Middle Management For America?

Education Pioneers is an outstanding organization attracting talent into education, growing promising professionals, and helping them get established in the field. I’m on the board for the DC-area program but EP operates in multiple sites around the country including New York, Houston, Chicago, Boston, LA, and the Bay Area and places people in operational as well as policy roles.

On December 6th Education Pioneers is hosting an event in Washington featuring Katherine Bradley, Victor Reinoso, Raj Vinnakota, and Charlie Barone to discuss the issue of recruiting, training, and supporting a new generation of education leaders.    I’ll moderate the discussion, which will be held at the Advisory Board Company and followed by a reception.

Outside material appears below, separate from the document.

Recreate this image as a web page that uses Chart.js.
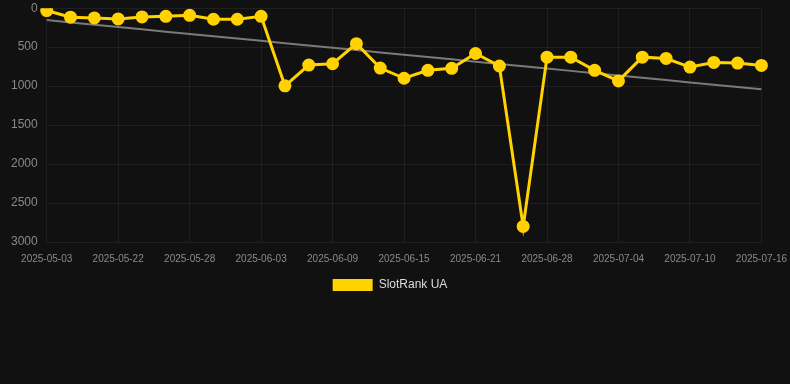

RSVP is required, you can do so via this link. Also, as the year wraps-up if you’re thinking about charitable contributions please consider EP, especially the D.C. program! This is the kind of low-flash but high-impact work that will ultimately turn the ship and as with all social change work, funding is a key element.

2 Replies to “Middle Management For America?”

  1. Education Reform in Indiana

    Indiana spent $8.5 billion on elementary and secondary education last year. That’s more than half the state’s annual budget.

    Daniels and Bennett don’t think students and parents got enough for their money.

    At a recent speech in front of the Indiana Fiscal Policy Institute, Bennett put up a PowerPoint presentation with a slide headlined “Indiana’s Education Mess.”

    The “mess,” as detailed on the slide, was a litany of failures. Among them: 23,000 third-graders who can’t read at grade level; 25,000 drop-outs every year; and half the state’s schools that failed to meet federal improvement standards in English or math.

    Also on his “mess” list was the de-ghoster, along with a system that bases teacher pay and tenure on seniority rather than performance.

    To clean up the “mess” — which he compared to the BP oil spill in the Gulf of Mexico — there needs to be, he said, “a structural change in the way we fund education.”

    “We do not need any more money in this system. We need courage to change it,” Bennett said. “Money is cheap. Courage is scarce.”…Now, Daniels and Bennett want lawmakers to provide state-funded grants to students who are attending schools deemed to be failing, for use at the school of their choice, including private and parochial schools. As Bennett describes it: “For years, we’ve been funding school corporations. Now, it’s time to fund the education of students.”…
    How the proposed reforms play out in the next legislative session, which begins in January, remains to be seen. Even with the legislature controlled by Republicans, it doesn’t mean Daniels will get his way.

    “Republicans aren’t in lockstep with the governor,” said political analyst Ed Feigenbaum, editor of Indiana Legislative Insight.